CMU integrated innovation instituteCarnegie Mellon University has formally launched an Integrated Innovation Institute, a market-focused center that will cross-train students in the values, principles, thinking and methods of engineering, design and business — the three disciplines considered to be the core of innovation.

Drawing on Carnegie Mellon’s top-ranked College of Engineering, School of Design and Tepper School of Business, the institute’s origins lie in the groundbreaking principles of Carnegie Mellon Professor and Nobel Laureate Herbert A. Simon, a founding father of artificial intelligence who also established the basis for a science of design. Simon helped lay the foundation for cognitive science, crossed disciplinary boundaries of half a dozen fields, and set a precedent for collaborative research.
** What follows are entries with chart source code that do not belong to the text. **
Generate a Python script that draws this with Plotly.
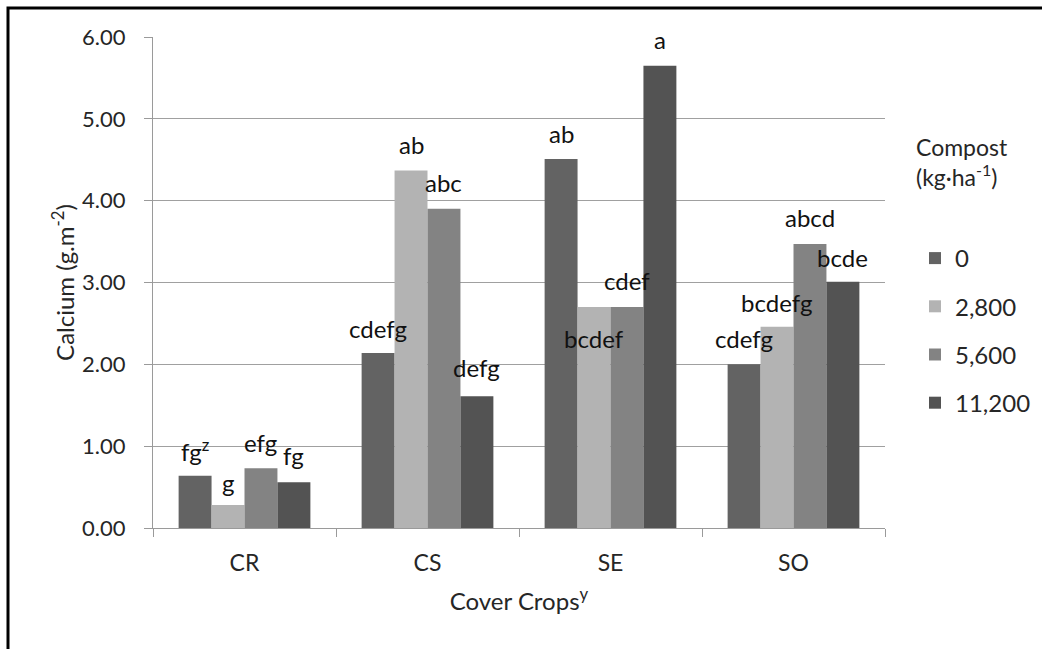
import plotly.graph_objects as go

categories = ["CR", "CS", "SE", "SO"]
series_names = ["0", "2,800", "5,600", "11,200"]
values = [
    [0.64, 2.14, 4.51, 2.00],
    [0.28, 4.37, 2.70, 2.46],
    [0.73, 3.90, 2.70, 3.47],
    [0.56, 1.61, 5.65, 3.01],
]
letters = [
    ["fg<sup>z</sup>", "cdefg", "ab", "cdefg"],
    ["g", "ab", "bcdef", "bcdefg"],
    ["efg", "abc", "cdef", "abcd"],
    ["fg", "defg", "a", "bcde"],
]
label_y = [
    [0.95, 2.44, 4.82, 2.32],
    [0.56, 4.69, 2.32, 2.76],
    [1.04, 4.22, 3.03, 3.80],
    [0.88, 1.96, 5.97, 3.31],
]
colors = ["#636363", "#b3b3b3", "#838383", "#535353"]
y_ticks = [0, 1, 2, 3, 4, 5, 6]
legend_title = "Compost<br>(kg·ha<sup>-1</sup>)"

W, H = 1042, 649
ML, MR, MT, MB = 153, 157, 37, 121
FONT = "Lato"
TXT = "#262626"
bargap = 0.28
pw = W - ML - MR
ph = H - MT - MB
bar_px = pw / len(categories) * (1 - bargap) / len(series_names)

fig = go.Figure()
for i, name in enumerate(series_names):
    fig.add_trace(go.Bar(
        x=categories, y=values[i], name=name,
        marker=dict(color=colors[i], line=dict(width=0)),
        legendgroup=name,
    ))

def px_x(p):
    return (p - ML) / pw

def px_y(p):
    return (H - MB - p) / ph

annotations = []
for i in range(len(series_names)):
    for j, c in enumerate(categories):
        annotations.append(dict(
            x=c, y=label_y[i][j], xref="x", yref="y",
            text=letters[i][j], showarrow=False,
            xshift=(i - 1.5) * bar_px, yanchor="middle",
            font=dict(family=FONT, size=24, color="#111111"),
        ))
annotations.append(dict(
    x=px_x(914), y=px_y(131), xref="paper", yref="paper",
    xanchor="left", yanchor="top", align="left", showarrow=False,
    text=legend_title, font=dict(family=FONT, size=23, color=TXT),
))

fig.update_layout(
    width=W, height=H,
    margin=dict(l=ML, r=MR, t=MT, b=MB, autoexpand=False),
    paper_bgcolor="white", plot_bgcolor="white",
    barmode="group", bargap=bargap, bargroupgap=0,
    font=dict(family=FONT, size=22, color=TXT),
    annotations=annotations,
    showlegend=True,
    legend=dict(
        x=px_x(915), y=px_y(236), xanchor="left", yanchor="top",
        font=dict(family=FONT, size=24, color=TXT),
        traceorder="grouped", tracegroupgap=14,
        bgcolor="rgba(0,0,0,0)",
    ),
    xaxis=dict(
        showline=True, linecolor="#9a9a9a", linewidth=1,
        ticks="outside", tickson="boundaries", ticklen=8, tickcolor="#9a9a9a",
        ticklabelstandoff=14,
        tickfont=dict(family=FONT, size=23, color=TXT),
        title=dict(text="Cover Crops<sup>y</sup>", standoff=18, font=dict(family=FONT, size=24, color=TXT)),
        showgrid=False,
    ),
    yaxis=dict(
        range=[0, 6], tickvals=y_ticks, ticktext=[f"{v:.2f}" for v in y_ticks],
        showline=True, linecolor="#9a9a9a", linewidth=1,
        ticks="outside", ticklen=8, tickcolor="#9a9a9a",
        ticklabelstandoff=14,
        showgrid=True, gridcolor="#a0a0a0", gridwidth=1,
        zeroline=False,
        tickfont=dict(family=FONT, size=22, color=TXT),
        title=dict(text="Calcium (g.m<sup>-2</sup>)", standoff=0, font=dict(family=FONT, size=24, color=TXT)),
    ),
    shapes=[dict(
        type="rect", xref="paper", yref="paper",
        x0=px_x(8), x1=px_x(W + 10), y0=px_y(H + 10), y1=px_y(8),
        line=dict(color="black", width=3), fillcolor="rgba(0,0,0,0)",
    )],
)

fig.write_html("out.html")
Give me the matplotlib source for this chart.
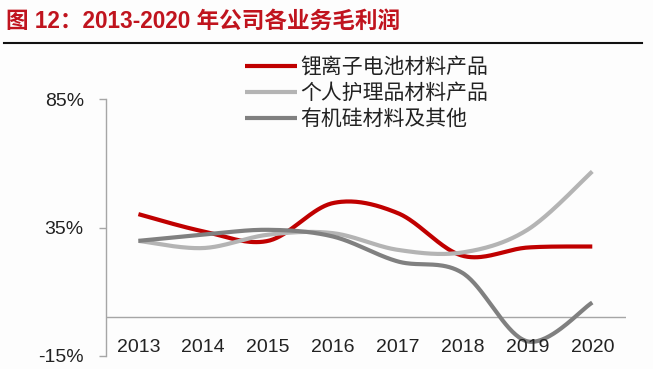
import numpy as np
import matplotlib
matplotlib.use("Agg")
import matplotlib.pyplot as plt

years = [2013, 2014, 2015, 2016, 2017, 2018, 2019, 2020]
lithium = [40.2, 33.5, 29.8, 44.5, 40.6, 24.0, 27.2, 27.6]
personal = [29.8, 27.0, 32.2, 32.8, 26.3, 25.3, 34.1, 56.8]
silicone = [29.8, 32.2, 34.1, 31.5, 21.8, 17.3, -9.3, 5.8]
series_names = ["锂离子电池材料产品", "个人护理品材料产品", "有机硅材料及其他"]
series_colors = ["#C00000", "#B4B4B4", "#808080"]
yticks = [-15, 35, 85]
ytick_labels = ["-15%", "35%", "85%"]
title = "图 12：2013-2020 年公司各业务毛利润"

FAM = ["Liberation Sans", "Noto Sans CJK SC", "DejaVu Sans"]
plt.rcParams["font.family"] = FAM


def smooth(x, y, n=40):
    x = np.asarray(x, float)
    y = np.asarray(y, float)
    px = np.concatenate([[x[0]], x, [x[-1]]])
    py = np.concatenate([[y[0]], y, [y[-1]]])
    xs, ys = [], []
    t = np.linspace(0, 1, n)
    for i in range(1, len(px) - 2):
        p0 = np.array([px[i], py[i]])
        p3 = np.array([px[i + 1], py[i + 1]])
        p1 = p0 + (np.array([px[i + 1], py[i + 1]]) - np.array([px[i - 1], py[i - 1]])) / 6
        p2 = p3 - (np.array([px[i + 2], py[i + 2]]) - np.array([px[i], py[i]])) / 6
        b = ((1 - t) ** 3)[:, None] * p0 + (3 * (1 - t) ** 2 * t)[:, None] * p1 \
            + (3 * (1 - t) * t ** 2)[:, None] * p2 + (t ** 3)[:, None] * p3
        xs.append(b[:, 0])
        ys.append(b[:, 1])
    return np.concatenate(xs), np.concatenate(ys)


W, H = 653, 369
fig = plt.figure(figsize=(W / 100, H / 100), dpi=100)
fig.patch.set_facecolor("#FDFDFD")

left, right = 106 / W, 626 / W
bottom, top = 1 - 356 / H, 1 - 99 / H
ax = fig.add_axes([left, bottom, right - left, top - bottom])
ax.set_facecolor("#FDFDFD")

for data, name, col in zip([lithium, personal, silicone], series_names, series_colors):
    sx, sy = smooth(years, data)
    ax.plot(sx, sy, color=col, lw=3.0, solid_capstyle="butt", label=name)

ax.set_xlim(2012.5, 2020.52)
ax.set_ylim(-15, 85)
ax.axhline(0, color="#A6A6A6", lw=1.0, zorder=0)

for s in ["top", "right", "bottom"]:
    ax.spines[s].set_visible(False)
ax.spines["left"].set_color("#A6A6A6")
ax.spines["left"].set_linewidth(1.0)

ax.set_yticks(yticks)
ax.set_yticklabels(ytick_labels, fontsize=14, color="#222222")
ax.tick_params(axis="y", length=5, width=1.0, color="#A6A6A6", pad=11)

ax.set_xticks([])
for yr in years:
    ax.text(yr, -11.8, str(yr), ha="center", va="center", fontsize=14, color="#222222")

leg = ax.legend(loc="upper left", bbox_to_anchor=(245 / W, 1 - 57 / H), bbox_transform=fig.transFigure,
                frameon=False, fontsize=15, handlelength=2.5, handletextpad=0.15,
                labelspacing=0.3, borderaxespad=0, borderpad=0)
for t in leg.get_texts():
    t.set_color("#222222")

fig.text(6 / W, 1 - 21 / H, title, fontsize=16.3, fontweight="bold", color="#C0141E",
         ha="left", va="center")
fig.add_artist(plt.Line2D([4 / W, 642 / W], [1 - 43 / H, 1 - 43 / H], color="#111111", lw=1.5,
                          transform=fig.transFigure))

fig.savefig("out.png", dpi=100, facecolor=fig.get_facecolor())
“Global business challenges demand a new breed of executive talent. Our integrated innovation tenets force students outside their previous training and comfort zones, creating hybrid thinkers and doers,” says institute co-director Peter Boatwright, the Carnegie Bosch Professor of Marketing at the Tepper School of Business, in a statement.

“We’ve been moving toward this pivotal point for years, training students in a deeply integrated and pragmatic method that directly addresses the barriers inhibiting speed in industry.”

The Integrated Innovation Institute comes amid much global debate on the need to “fix” innovation. A recent study by Accenture found two dominant obstacles: a conservative approach focusing on line-extension renovation rather than a broad portfolio of bold ideas; and a lack of systematic, enterprise-wide processes capable of timely commercialization of inventions into products or services at scale.

“Innovation can be studied, formalized, taught — and continuously improved upon with new knowledge,” says institute co-director Jonathan Cagan, the Ladd Professor of Mechanical Engineering and director of Innovation and Entrepreneurship in the College of Engineering. “We’ve elevated collaboration to a new plane, and what we’re doing could only come out of Carnegie Mellon’s rich history of interdisciplinary work.     

At the institute’s core are three professional master’s degrees: the Master of Integrated Innovation for Products and Services (Pittsburgh, founded in 2003); the Master of Science in Software Management (Silicon Valley, founded in 2004), the only program to focus on innovation related to the continuum of the software field; and a professional master’s degree planned for fall 2015 as part of Carnegie Mellon’s new Integrated Media Program at Steiner Studios in the Brooklyn Navy Yard.

Augmenting these degrees is a pilot innovation laboratory where graduate student teams tackle corporate-sponsored cases with real-world rigor and accountability, and where institute-funded projects explore vexing societal problems. The institute also conducts proprietary applied research, and extends its training through executive education, customized company programs and open-enrollment consortia.

“Increasingly, organizations recognize the impact that engineers, designers and marketers who understand one another’s thinking can have working together at the ‘fuzzy front end’ of a project,” says institute co-director Eric Anderson, an associate professor in the School of Design and associate dean of the College of Fine Arts.

“Sponsors report that our graduates are a market-level above, with the agility to step into any range of scenarios, in any industry and immediately apply their knowledge.”

With the launch of the Integrated Innovation Institute, Anderson, Boatwright and Cagan believe that Carnegie Mellon’s tradition of interdisciplinary collaboration will carry forward through generations of “elite integrated innovators” who will transform the world.